Figure scripts

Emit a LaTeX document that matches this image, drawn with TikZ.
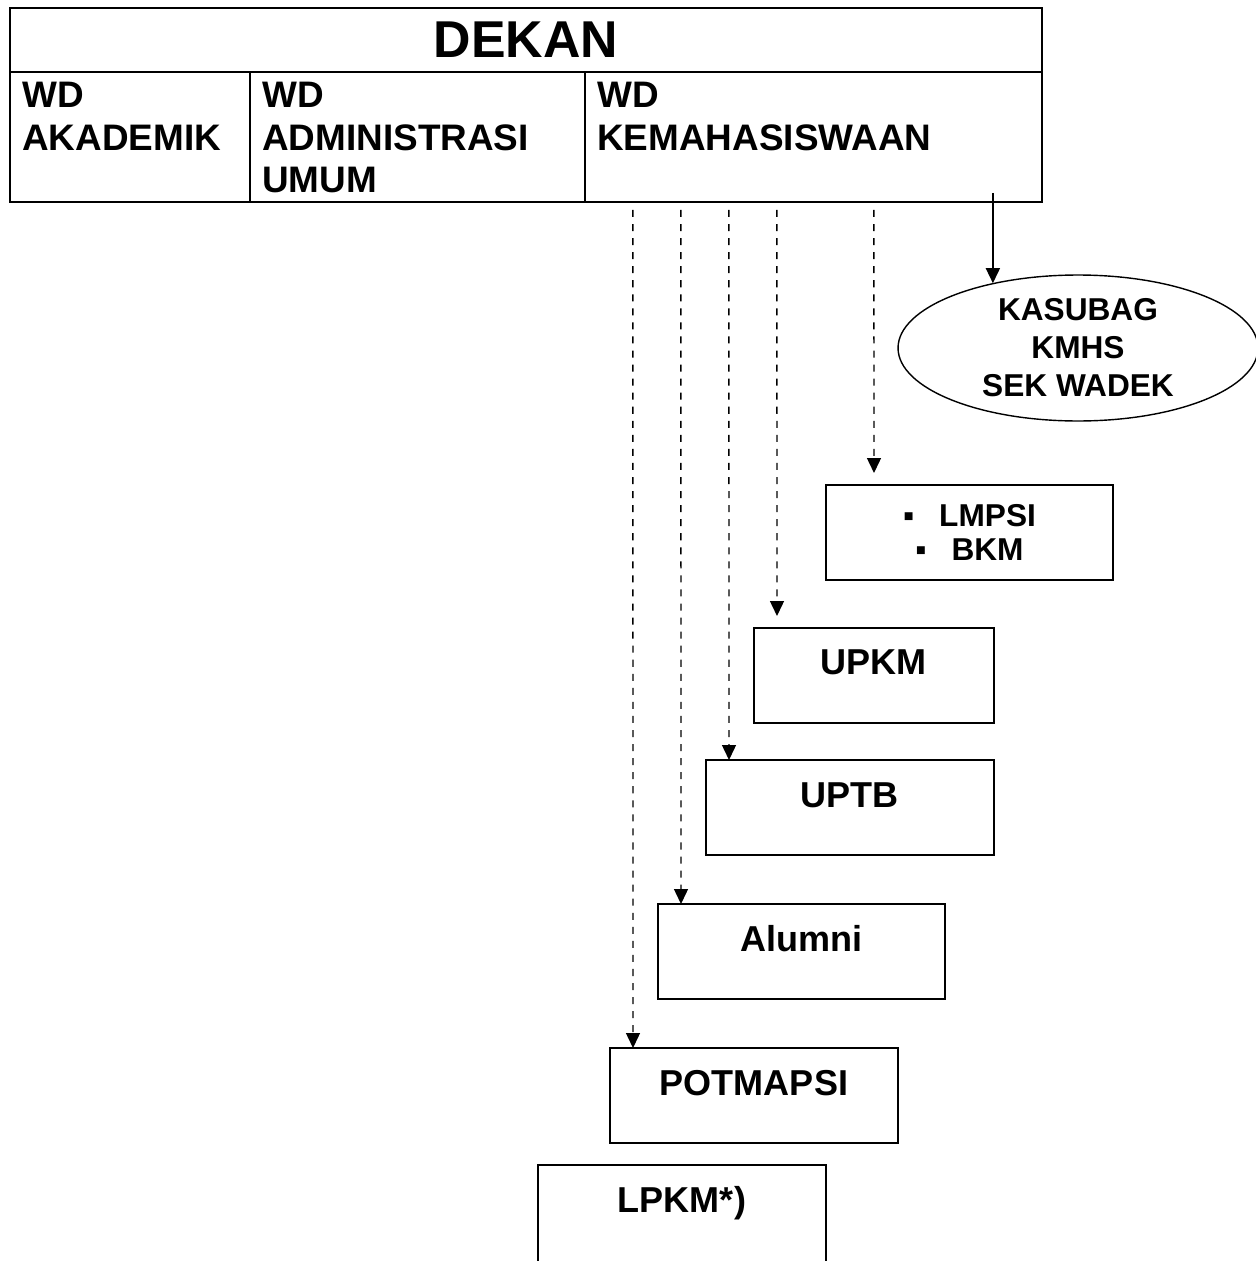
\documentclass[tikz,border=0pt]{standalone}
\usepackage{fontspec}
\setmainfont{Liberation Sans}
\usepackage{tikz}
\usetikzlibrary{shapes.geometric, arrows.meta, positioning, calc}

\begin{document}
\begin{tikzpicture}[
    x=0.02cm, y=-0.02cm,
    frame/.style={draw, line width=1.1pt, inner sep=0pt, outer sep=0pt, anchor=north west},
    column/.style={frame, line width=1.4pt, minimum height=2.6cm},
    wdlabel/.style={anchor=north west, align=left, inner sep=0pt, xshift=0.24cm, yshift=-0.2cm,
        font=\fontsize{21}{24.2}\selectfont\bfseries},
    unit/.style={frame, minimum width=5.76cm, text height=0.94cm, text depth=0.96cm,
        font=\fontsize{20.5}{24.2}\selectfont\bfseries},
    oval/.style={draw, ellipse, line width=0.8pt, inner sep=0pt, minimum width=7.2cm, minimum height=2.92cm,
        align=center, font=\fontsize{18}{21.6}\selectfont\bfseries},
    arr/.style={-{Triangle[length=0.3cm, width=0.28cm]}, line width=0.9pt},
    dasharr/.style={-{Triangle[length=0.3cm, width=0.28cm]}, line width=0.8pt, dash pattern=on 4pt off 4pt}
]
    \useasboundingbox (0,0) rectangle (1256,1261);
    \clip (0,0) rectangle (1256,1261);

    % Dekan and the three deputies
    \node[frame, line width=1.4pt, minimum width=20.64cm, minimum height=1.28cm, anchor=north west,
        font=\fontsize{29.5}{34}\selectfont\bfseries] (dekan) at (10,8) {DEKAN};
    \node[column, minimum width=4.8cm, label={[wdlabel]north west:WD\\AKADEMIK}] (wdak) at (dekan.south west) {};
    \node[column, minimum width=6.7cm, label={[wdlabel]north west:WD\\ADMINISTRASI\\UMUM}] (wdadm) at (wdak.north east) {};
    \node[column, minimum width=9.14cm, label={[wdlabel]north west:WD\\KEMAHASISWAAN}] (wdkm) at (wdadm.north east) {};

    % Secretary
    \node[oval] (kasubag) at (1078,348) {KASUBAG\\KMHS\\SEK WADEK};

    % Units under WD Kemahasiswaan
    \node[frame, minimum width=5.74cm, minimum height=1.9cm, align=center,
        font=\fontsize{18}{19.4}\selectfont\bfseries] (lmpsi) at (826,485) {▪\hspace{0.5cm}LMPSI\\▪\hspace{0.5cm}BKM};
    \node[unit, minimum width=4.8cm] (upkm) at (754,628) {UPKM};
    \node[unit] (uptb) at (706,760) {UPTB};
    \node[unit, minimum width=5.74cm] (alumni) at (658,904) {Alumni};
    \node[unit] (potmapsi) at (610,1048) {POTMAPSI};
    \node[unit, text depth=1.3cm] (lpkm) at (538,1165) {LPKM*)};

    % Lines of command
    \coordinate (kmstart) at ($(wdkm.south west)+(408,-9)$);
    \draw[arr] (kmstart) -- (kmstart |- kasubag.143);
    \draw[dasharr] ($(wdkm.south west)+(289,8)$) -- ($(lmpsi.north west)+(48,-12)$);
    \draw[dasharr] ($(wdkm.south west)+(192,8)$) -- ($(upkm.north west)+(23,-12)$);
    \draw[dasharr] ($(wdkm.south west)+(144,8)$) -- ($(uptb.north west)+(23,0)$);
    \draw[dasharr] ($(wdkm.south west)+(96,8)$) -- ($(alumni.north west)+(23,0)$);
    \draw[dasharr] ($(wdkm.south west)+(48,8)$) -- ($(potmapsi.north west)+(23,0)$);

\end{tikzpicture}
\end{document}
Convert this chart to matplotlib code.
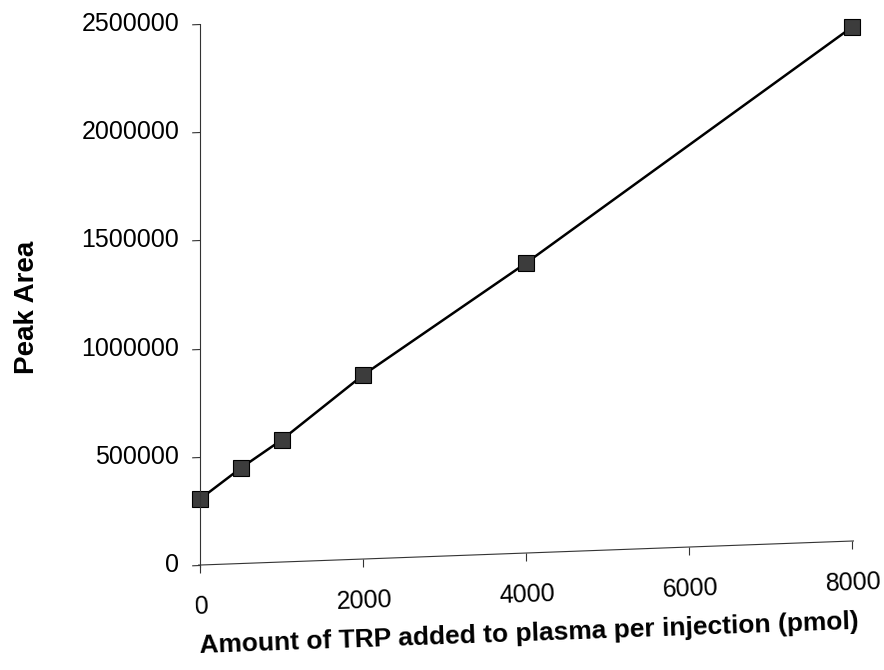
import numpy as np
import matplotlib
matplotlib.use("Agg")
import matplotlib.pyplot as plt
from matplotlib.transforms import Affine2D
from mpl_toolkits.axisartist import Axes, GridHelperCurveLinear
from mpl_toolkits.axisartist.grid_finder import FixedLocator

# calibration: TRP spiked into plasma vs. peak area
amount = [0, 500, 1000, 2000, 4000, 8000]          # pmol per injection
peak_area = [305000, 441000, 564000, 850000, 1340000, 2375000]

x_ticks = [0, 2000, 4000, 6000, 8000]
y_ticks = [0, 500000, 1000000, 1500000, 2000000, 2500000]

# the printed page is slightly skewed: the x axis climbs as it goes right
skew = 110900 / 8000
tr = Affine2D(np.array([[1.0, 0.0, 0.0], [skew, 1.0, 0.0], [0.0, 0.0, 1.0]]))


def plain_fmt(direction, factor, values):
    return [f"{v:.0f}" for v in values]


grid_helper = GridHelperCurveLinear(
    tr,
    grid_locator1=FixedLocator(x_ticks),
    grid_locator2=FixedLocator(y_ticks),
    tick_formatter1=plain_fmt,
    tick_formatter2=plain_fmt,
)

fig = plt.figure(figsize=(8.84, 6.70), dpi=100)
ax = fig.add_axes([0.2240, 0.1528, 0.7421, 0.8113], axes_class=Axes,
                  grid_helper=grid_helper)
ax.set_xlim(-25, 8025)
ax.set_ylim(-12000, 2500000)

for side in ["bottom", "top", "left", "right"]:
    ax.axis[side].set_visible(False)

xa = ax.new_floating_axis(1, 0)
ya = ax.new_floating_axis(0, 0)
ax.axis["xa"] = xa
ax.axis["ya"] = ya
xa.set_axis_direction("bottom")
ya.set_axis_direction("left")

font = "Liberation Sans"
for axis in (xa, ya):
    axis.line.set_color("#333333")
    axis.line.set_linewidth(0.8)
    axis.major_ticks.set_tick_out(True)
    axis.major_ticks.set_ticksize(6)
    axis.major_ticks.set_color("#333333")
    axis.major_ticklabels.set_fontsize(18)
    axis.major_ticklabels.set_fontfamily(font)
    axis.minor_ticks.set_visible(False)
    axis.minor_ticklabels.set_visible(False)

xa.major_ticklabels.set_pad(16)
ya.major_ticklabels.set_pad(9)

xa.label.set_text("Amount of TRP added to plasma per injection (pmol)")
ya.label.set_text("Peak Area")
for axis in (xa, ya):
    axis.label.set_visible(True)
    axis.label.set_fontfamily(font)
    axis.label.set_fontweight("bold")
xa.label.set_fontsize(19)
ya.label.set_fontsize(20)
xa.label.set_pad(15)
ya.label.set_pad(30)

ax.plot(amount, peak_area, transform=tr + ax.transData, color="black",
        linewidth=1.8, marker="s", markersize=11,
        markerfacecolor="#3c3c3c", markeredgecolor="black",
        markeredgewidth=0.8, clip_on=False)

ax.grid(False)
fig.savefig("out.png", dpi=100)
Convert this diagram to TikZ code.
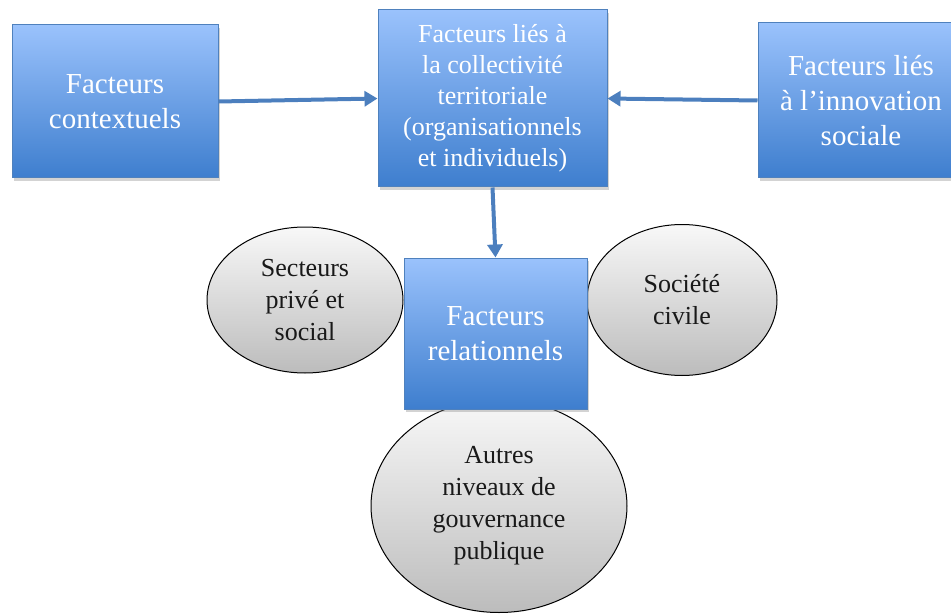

■ WHAT TO DO ■
Skip the images and write out the rest of the listing exactly.

■ EXERCISE SOLUTION ■
Emit a LaTeX document that matches this image, drawn with TikZ.
\documentclass[tikz,border=0pt]{standalone}
\usepackage{fontspec}
\setmainfont{Liberation Sans}
\usepackage{tikz}
\usetikzlibrary{shapes.geometric, arrows.meta, positioning, calc}

\begin{document}
\begin{tikzpicture}[
    x=0.02cm, y=-0.02cm,
    frame/.style={draw, line width=1.1pt, inner sep=0pt, outer sep=0pt, anchor=north west},
    column/.style={frame, line width=1.4pt, minimum height=2.6cm},
    wdlabel/.style={anchor=north west, align=left, inner sep=0pt, xshift=0.24cm, yshift=-0.2cm,
        font=\fontsize{21}{24.2}\selectfont\bfseries},
    unit/.style={frame, minimum width=5.76cm, text height=0.94cm, text depth=0.96cm,
        font=\fontsize{20.5}{24.2}\selectfont\bfseries},
    oval/.style={draw, ellipse, line width=0.8pt, inner sep=0pt, minimum width=7.2cm, minimum height=2.92cm,
        align=center, font=\fontsize{18}{21.6}\selectfont\bfseries},
    arr/.style={-{Triangle[length=0.3cm, width=0.28cm]}, line width=0.9pt},
    dasharr/.style={-{Triangle[length=0.3cm, width=0.28cm]}, line width=0.8pt, dash pattern=on 4pt off 4pt}
]
    \useasboundingbox (0,0) rectangle (1256,1261);
    \clip (0,0) rectangle (1256,1261);

    % Dekan and the three deputies
    \node[frame, line width=1.4pt, minimum width=20.64cm, minimum height=1.28cm, anchor=north west,
        font=\fontsize{29.5}{34}\selectfont\bfseries] (dekan) at (10,8) {DEKAN};
    \node[column, minimum width=4.8cm, label={[wdlabel]north west:WD\\AKADEMIK}] (wdak) at (dekan.south west) {};
    \node[column, minimum width=6.7cm, label={[wdlabel]north west:WD\\ADMINISTRASI\\UMUM}] (wdadm) at (wdak.north east) {};
    \node[column, minimum width=9.14cm, label={[wdlabel]north west:WD\\KEMAHASISWAAN}] (wdkm) at (wdadm.north east) {};

    % Secretary
    \node[oval] (kasubag) at (1078,348) {KASUBAG\\KMHS\\SEK WADEK};

    % Units under WD Kemahasiswaan
    \node[frame, minimum width=5.74cm, minimum height=1.9cm, align=center,
        font=\fontsize{18}{19.4}\selectfont\bfseries] (lmpsi) at (826,485) {▪\hspace{0.5cm}LMPSI\\▪\hspace{0.5cm}BKM};
    \node[unit, minimum width=4.8cm] (upkm) at (754,628) {UPKM};
    \node[unit] (uptb) at (706,760) {UPTB};
    \node[unit, minimum width=5.74cm] (alumni) at (658,904) {Alumni};
    \node[unit] (potmapsi) at (610,1048) {POTMAPSI};
    \node[unit, text depth=1.3cm] (lpkm) at (538,1165) {LPKM*)};

    % Lines of command
    \coordinate (kmstart) at ($(wdkm.south west)+(408,-9)$);
    \draw[arr] (kmstart) -- (kmstart |- kasubag.143);
    \draw[dasharr] ($(wdkm.south west)+(289,8)$) -- ($(lmpsi.north west)+(48,-12)$);
    \draw[dasharr] ($(wdkm.south west)+(192,8)$) -- ($(upkm.north west)+(23,-12)$);
    \draw[dasharr] ($(wdkm.south west)+(144,8)$) -- ($(uptb.north west)+(23,0)$);
    \draw[dasharr] ($(wdkm.south west)+(96,8)$) -- ($(alumni.north west)+(23,0)$);
    \draw[dasharr] ($(wdkm.south west)+(48,8)$) -- ($(potmapsi.north west)+(23,0)$);

\end{tikzpicture}
\end{document}
Convert this chart to matplotlib code.
import numpy as np
import matplotlib
matplotlib.use("Agg")
import matplotlib.pyplot as plt
from matplotlib.transforms import Affine2D
from mpl_toolkits.axisartist import Axes, GridHelperCurveLinear
from mpl_toolkits.axisartist.grid_finder import FixedLocator

# calibration: TRP spiked into plasma vs. peak area
amount = [0, 500, 1000, 2000, 4000, 8000]          # pmol per injection
peak_area = [305000, 441000, 564000, 850000, 1340000, 2375000]

x_ticks = [0, 2000, 4000, 6000, 8000]
y_ticks = [0, 500000, 1000000, 1500000, 2000000, 2500000]

# the printed page is slightly skewed: the x axis climbs as it goes right
skew = 110900 / 8000
tr = Affine2D(np.array([[1.0, 0.0, 0.0], [skew, 1.0, 0.0], [0.0, 0.0, 1.0]]))


def plain_fmt(direction, factor, values):
    return [f"{v:.0f}" for v in values]


grid_helper = GridHelperCurveLinear(
    tr,
    grid_locator1=FixedLocator(x_ticks),
    grid_locator2=FixedLocator(y_ticks),
    tick_formatter1=plain_fmt,
    tick_formatter2=plain_fmt,
)

fig = plt.figure(figsize=(8.84, 6.70), dpi=100)
ax = fig.add_axes([0.2240, 0.1528, 0.7421, 0.8113], axes_class=Axes,
                  grid_helper=grid_helper)
ax.set_xlim(-25, 8025)
ax.set_ylim(-12000, 2500000)

for side in ["bottom", "top", "left", "right"]:
    ax.axis[side].set_visible(False)

xa = ax.new_floating_axis(1, 0)
ya = ax.new_floating_axis(0, 0)
ax.axis["xa"] = xa
ax.axis["ya"] = ya
xa.set_axis_direction("bottom")
ya.set_axis_direction("left")

font = "Liberation Sans"
for axis in (xa, ya):
    axis.line.set_color("#333333")
    axis.line.set_linewidth(0.8)
    axis.major_ticks.set_tick_out(True)
    axis.major_ticks.set_ticksize(6)
    axis.major_ticks.set_color("#333333")
    axis.major_ticklabels.set_fontsize(18)
    axis.major_ticklabels.set_fontfamily(font)
    axis.minor_ticks.set_visible(False)
    axis.minor_ticklabels.set_visible(False)

xa.major_ticklabels.set_pad(16)
ya.major_ticklabels.set_pad(9)

xa.label.set_text("Amount of TRP added to plasma per injection (pmol)")
ya.label.set_text("Peak Area")
for axis in (xa, ya):
    axis.label.set_visible(True)
    axis.label.set_fontfamily(font)
    axis.label.set_fontweight("bold")
xa.label.set_fontsize(19)
ya.label.set_fontsize(20)
xa.label.set_pad(15)
ya.label.set_pad(30)

ax.plot(amount, peak_area, transform=tr + ax.transData, color="black",
        linewidth=1.8, marker="s", markersize=11,
        markerfacecolor="#3c3c3c", markeredgecolor="black",
        markeredgewidth=0.8, clip_on=False)

ax.grid(False)
fig.savefig("out.png", dpi=100)
Convert this diagram to TikZ code.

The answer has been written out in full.